Cynthia Calhoun (author) from Western NC on April 12, 2012:

Vellur - it's always great to see you. Thank you for your kind words and feedback. It was interesting to research this - an entirely different way of doing things, yet still remarkably the same. I appreciate your votes and time. :)

Cynthia Calhoun (author) from Western NC on April 12, 2012:

teaches - great to see you! I always look forward to your wonderful, insightful comments. :) This was fun to research - I definitely learned a lot, too. (HUGS)

Cynthia Calhoun (author) from Western NC on April 12, 2012:

scottgruber - When I started researching this, it took me a little while to wrap my head around the base 20 stuff. In a number of ways, already, I have found this to be EASIER than the base 10 system, if you can believe that. Those bars make it easy, because they simplify things. Anyway, thanks for stopping by! Cheers!

Nithya Venkat from Dubai on April 11, 2012:

Interesting and informative. A view into the Mayan way of calculations presented very well. Great hub, voted up.

Dianna Mendez on April 11, 2012:

This was fascinating and very educational. They really were an advanced civilization in many areas. Great coverage of this concept.

scottcgruber on April 11, 2012:

Interesting stuff! I had no idea they used a base 20 system. Thank you for a great hub!

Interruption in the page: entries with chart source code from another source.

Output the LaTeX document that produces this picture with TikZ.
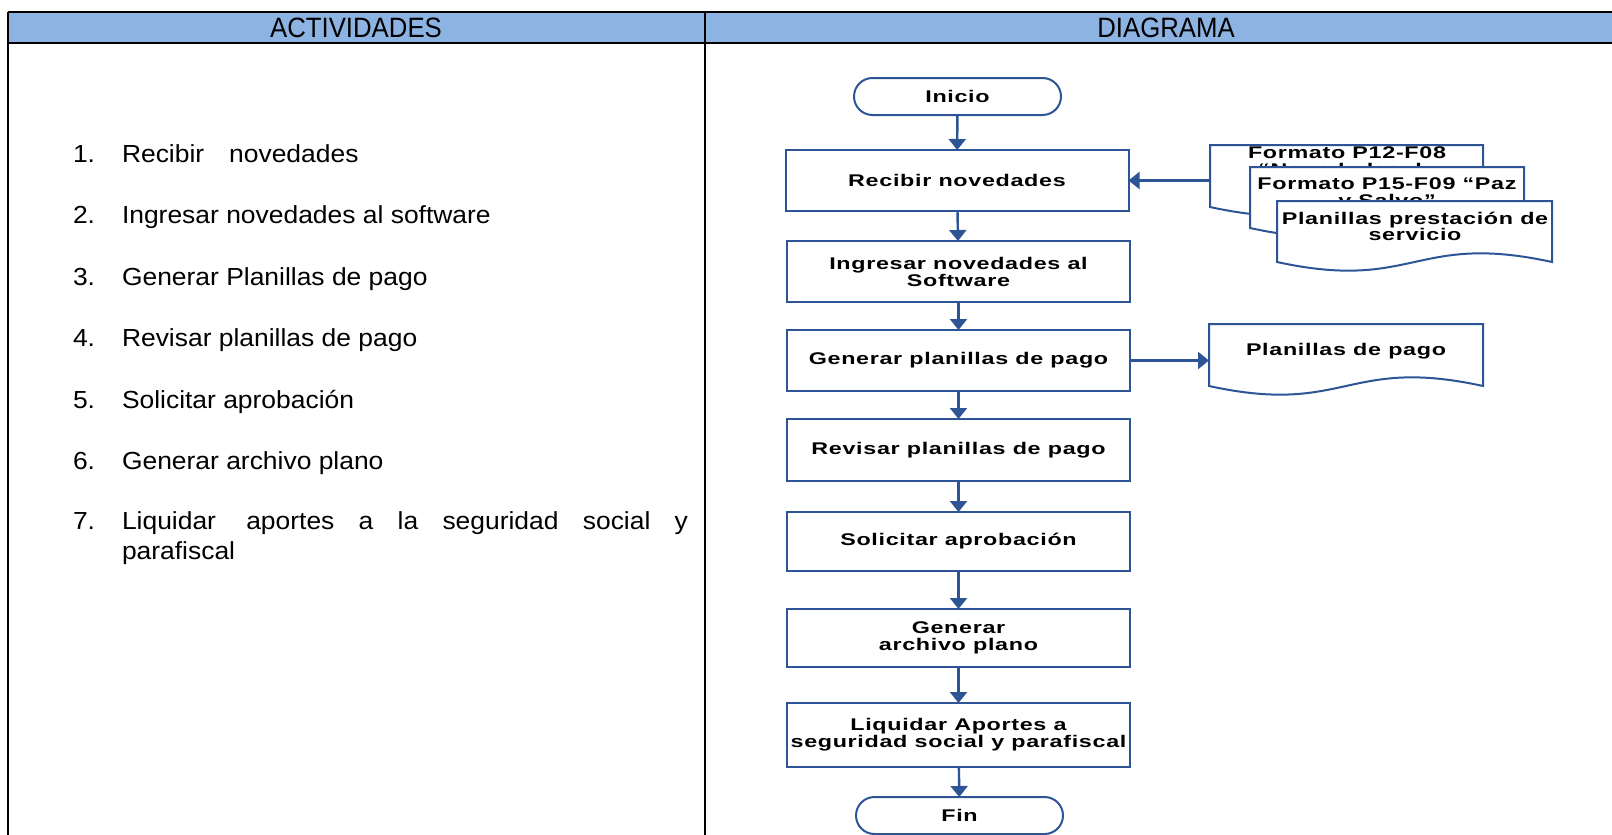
\documentclass[tikz,border=0pt]{standalone}
\usepackage{fontspec}
\setmainfont{Liberation Sans}[FakeStretch=1.07]
\newfontfamily\headfont{Liberation Sans}[FakeStretch=0.92]
\newfontfamily\flowfont{Liberation Sans}[FakeStretch=1.38,LetterSpace=4]
\usetikzlibrary{arrows.meta,shapes.misc,calc}

\definecolor{hdrblue}{RGB}{141,179,226}
\definecolor{flowblue}{RGB}{45,84,148}

% document symbol with a wavy lower edge: name, x, y, width, height
\newcommand{\docsym}[5]{%
  \path[docline] (#2,#3) -- (#2+#4,#3) -- (#2+#4,#3+#5)
    .. controls (#2+0.5*#4,#3+#5-30) and (#2+0.5*#4,#3+#5+30) .. (#2,#3+#5) -- cycle;
  \coordinate (#1-w) at (#2,#3+0.5*#5);
}

\begin{document}
\begin{tikzpicture}[x=0.5pt,y=-0.5pt,
  every node/.style={inner sep=0pt, outer sep=0pt},
  rule/.style={line width=1.3pt, draw=black},
  headtxt/.style={anchor=base, font=\headfont\fontsize{14}{16}\selectfont},
  listtxt/.style={anchor=base west, font=\fontsize{12.35}{14}\selectfont},
  flowtxt/.style={font=\flowfont\bfseries\fontsize{8.45}{8.5}\selectfont, align=center},
  procbox/.style={flowtxt, draw=flowblue, line width=1pt, fill=white,
                  minimum width=171.5pt},
  termbox/.style={flowtxt, rounded rectangle, draw=flowblue, line width=1pt,
                  fill=white, minimum width=103.5pt, minimum height=18.5pt},
  doctext/.style={flowtxt, anchor=base},
  docline/.style={draw=flowblue, line width=1pt, fill=white},
  flowarr/.style={draw=flowblue, line width=1.2pt,
                  -{Triangle[width=8.5pt,length=5.5pt]}}
]
\useasboundingbox (0,0) rectangle (1612,835);

% table frame and header band
\fill[hdrblue] (8,12) rectangle (1620,43);
\draw[rule] (8,12) -- (1620,12);
\draw[rule] (8,43) -- (1620,43);
\draw[rule] (8,12) -- (8,840);
\draw[rule] (705,12) -- (705,840);
\node[headtxt] (hact) at (356,37) {ACTIVIDADES};
\node[headtxt] (hdia) at (1166,37) {DIAGRAMA};

% list of activities
\node[listtxt] (n1) at (73,162) {1.};
\node[listtxt] (t1) at (122,162) {Recibir\hspace{12.5pt}novedades};
\node[listtxt] (n2) at (73,223.5) {2.};
\node[listtxt] (t2) at (122,223.5) {Ingresar novedades al software};
\node[listtxt] (n3) at (73,285) {3.};
\node[listtxt] (t3) at (122,285) {Generar Planillas de pago};
\node[listtxt] (n4) at (73,346.5) {4.};
\node[listtxt] (t4) at (122,346.5) {Revisar planillas de pago};
\node[listtxt] (n5) at (73,408) {5.};
\node[listtxt] (t5) at (122,408) {Solicitar aprobación};
\node[listtxt] (n6) at (73,469.5) {6.};
\node[listtxt] (t6) at (122,469.5) {Generar archivo plano};
\node[listtxt] (n7) at (73,529) {7.};
\node[listtxt] (t7) at (122,529)
  {\makebox[283pt][s]{Liquidar\hspace{3pt} aportes a la seguridad social y}};
\node[listtxt] (t7b) at (122,559) {parafiscal};

% flowchart steps
\node[termbox] (inicio) at (957.5,96.5) {Inicio};
\node[procbox, minimum height=30.5pt] (recibir) at (957,180.5) {Recibir novedades};
\node[procbox, minimum height=30.5pt] (ingresar) at (958.5,271.5) {Ingresar novedades al\\Software};
\node[procbox, minimum height=30.5pt] (generar) at (958.5,360.5) {Generar planillas de pago};
\node[procbox, minimum height=31pt] (revisar) at (958.5,450) {Revisar planillas de pago};
\node[procbox, minimum height=29.5pt] (solicitar) at (958.5,541.5) {Solicitar aprobación};
\node[procbox, minimum height=29pt] (archivo) at (958.5,638) {Generar\\archivo plano};
\node[procbox, minimum height=32pt] (liquidar) at (958.5,735) {Liquidar Aportes a\\seguridad social y parafiscal};
\node[termbox] (fin) at (959.5,815.5) {Fin};

% input documents (stacked)
\docsym{docA}{1210}{145}{273}{62}
\node[doctext] (docAt) at (1347,158) {Formato P12-F08};
\node[doctext] (docAt2) at (1347,175) {“Novedades de};
\docsym{docB}{1250}{167}{274}{61}
\node[doctext] (docBt) at (1387,189) {Formato P15-F09 “Paz};
\node[doctext] (docBt2) at (1387,206) {y Salvo”};
\docsym{docC}{1277}{201}{275}{61}
\node[doctext] (docCt) at (1415,224) {Planillas prestación de};
\node[doctext] (docCt2) at (1415,240) {servicio};

% output document
\docsym{docD}{1209}{324}{274}{62}
\node[doctext] (docDt) at (1346,355) {Planillas de pago};

% connectors
\draw[flowarr] (inicio) -- (recibir);
\draw[flowarr] (recibir) -- (ingresar);
\draw[flowarr] (ingresar) -- (generar);
\draw[flowarr] (generar) -- (revisar);
\draw[flowarr] (revisar) -- (solicitar);
\draw[flowarr] (solicitar) -- (archivo);
\draw[flowarr] (archivo) -- (liquidar);
\draw[flowarr] (liquidar) -- (fin);
\draw[flowarr] (docA-w |- recibir.east) -- (recibir.east);
\draw[flowarr] (generar.east) -- (docD-w |- generar.east);
\end{tikzpicture}
\end{document}
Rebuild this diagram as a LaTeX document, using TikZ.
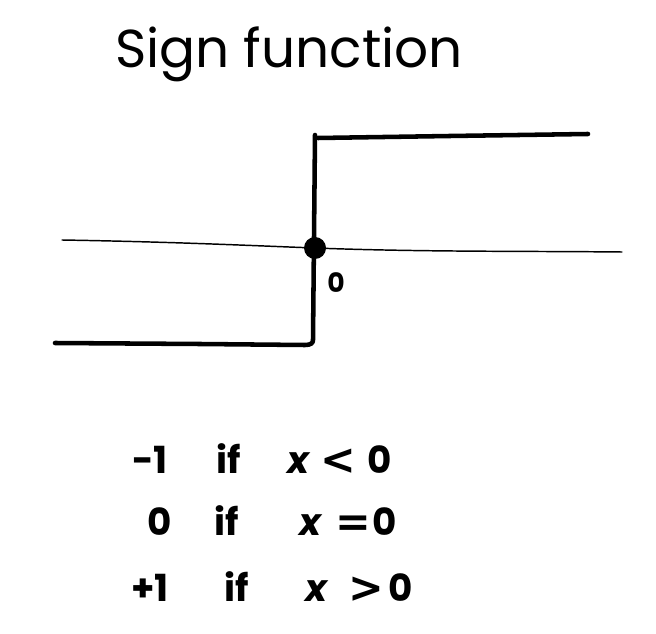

Cynthia Calhoun (author) from Western NC on April 11, 2012:

HubHugs to you, K9! :) I just love it when I get feedback that tells me you have learned a lot. Yes!! Thank you so much for your comments and insights. (HUGS)

India Arnold from Northern, California on April 11, 2012:

Incredibly informative hub! I learned a ton about Mayan Math. You made it very simple to grasp, and the images you provide are fantastic. Nice article! A very fun read.